Yes... I know. I never commented about the recent election... I've been waiting for the right words, and now they have come to me from a Baltimore sage and legend, by way of a forwarded e-mail:
"When a candidate for public office faces the voters he does not face men of sense; he faces a mob of men whose chief distinguishing mark is the fact that they are quite incapable of weighing ideas, or even of comprehending any, save the most elemental, men whose whole thinking is done in terms of emotion, and whose dominant emotion is dread of what they cannot understand. So confronted, the candidate must either bark with the pack or be lost.
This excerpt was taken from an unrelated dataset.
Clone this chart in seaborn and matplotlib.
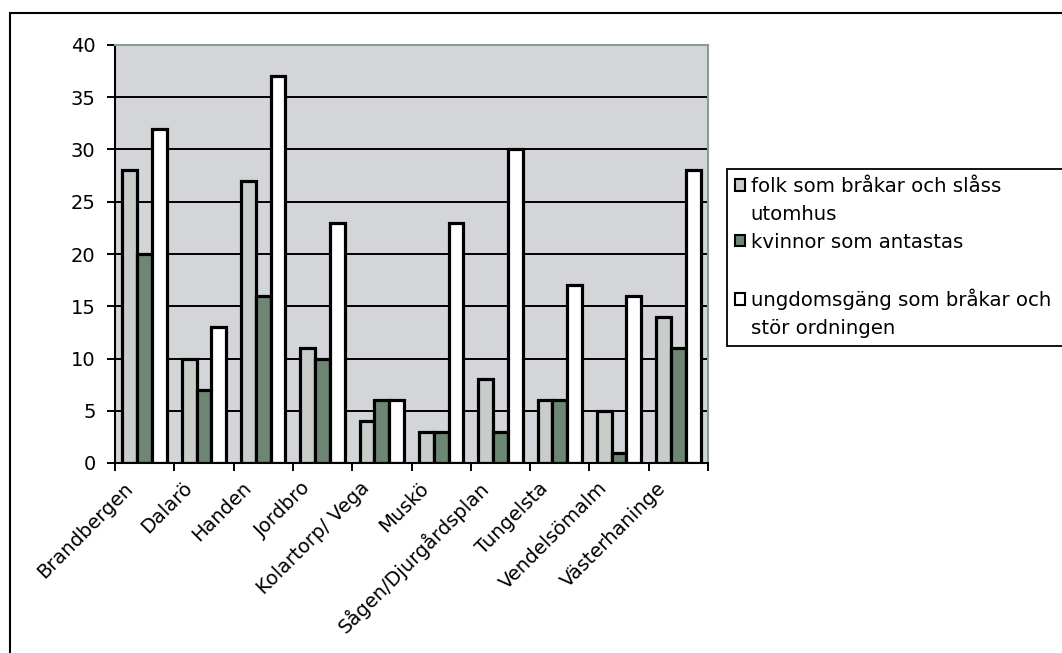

All the odds are on the man who is, intrinsically, the most devious and mediocre--the man who can most adeptly disperse the notion that his mind is a virtual vacuum. The Presidency tends, year by year, to go to such men. As democracy is perfected, the office represents, more and more closely, the inner soul of the people. We move toward a lofty ideal. On some great and glorious day, the plain folks of the land will reach their heart's desire at last and the White House will be occupied by a downright moron."
- H. L. Mencken, in The Baltimore Sun, July 26, 1920
(I have not yet verified this quote... That will have to wait for my next visit to the new H. L. Mencken Room in the new addition to Baltimore's Enoch Pratt Free Library. Maybe Sharon Henderson, who sent the e-mail, will come with me, and we'll get a full personal tour from another friend, Reggie Harris, who works there.)